When a wave of retro happens I think it's because there's something there in the past that we have forgotten and that we need; but the reason we realise we need it is that we're *already* looking in that direction again.
This isn't just retro and it isn't just nostalgia. It's pieces of a jigsaw puzzle which have been lost for nearly a century starting to come together and slide around and go *click*. New fundamental ideas about human cognition and the nature of basic physics. The potential for absolutely exhilarating, unprecedented new discoveries, not just tweaking the current status quo. Science and religion giving birth to experimental theology.

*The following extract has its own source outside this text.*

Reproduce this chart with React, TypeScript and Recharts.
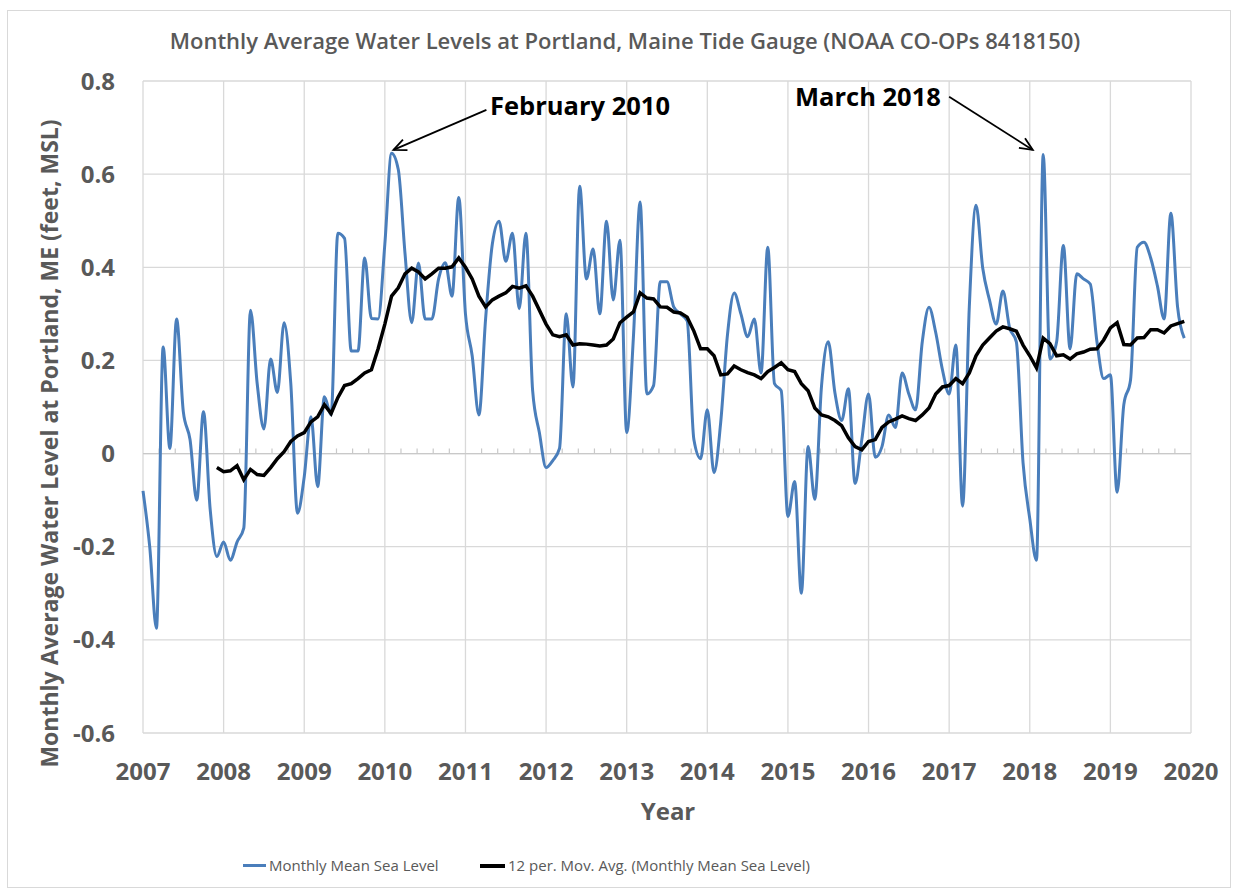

And no, I'm not talking about religion as a retreat from knowledge into a new dark age. That's religion's bad cousin who you're right to have a creepy feeling about when he comes round. I'm talking about religion as an understanding of where old pre-modern concepts like 'God' and 'the soul' fit into the total map of human knowledge, and things long held to be inexpressible mysteries or really silly freshman logic mistakes suddenly starting to make sense and turn out to be tangible and actually just kind of ordinary.
Like if you've lived all your life believing the sun to be a myth, and suddenly the sky opens and above the grey fluffy mass of Heaven there appears this weird blue thing and a white ball that stabs and burns you in the eyes. So the ancient legends were true! It isn't really yellow and made of crayon and doesn't really have little lines coming down from it and a smiley face, but you can see that you're looking at the original of the crumpled drawing you had that was handed down. Your ancestors *did* know something you've never seen and they *were* telling the truth as far as they could convey it, and here it is right in front of you.
And that impossible sun rises and you realise that other than that now you can see a lot better, life goes on much as before. There are struggles and confusions and cheques to be paid and sometimes it still hurts really bad. But you still remember the years of darkness and every time you see that big ball of fire steaming over the horizon you just have to giggle inside.
Because it's there, and you thought it was lost forever, and it's all true.
There *is* a way to gain the world without losing anyone's soul in the process.
We didn't think it was possible, all our equations told us that misery+happiness == zero. That the cosmic scales had to balance and the wages of carbon-based life were eternal death.
But the universe isn't zero-sum after all. The vacuum is alive. It's made of mind. It likes us. That's a whole lot more than we were counting on.
What's going to happen next is anyone's guess, but whatever it is, it's *already* happening.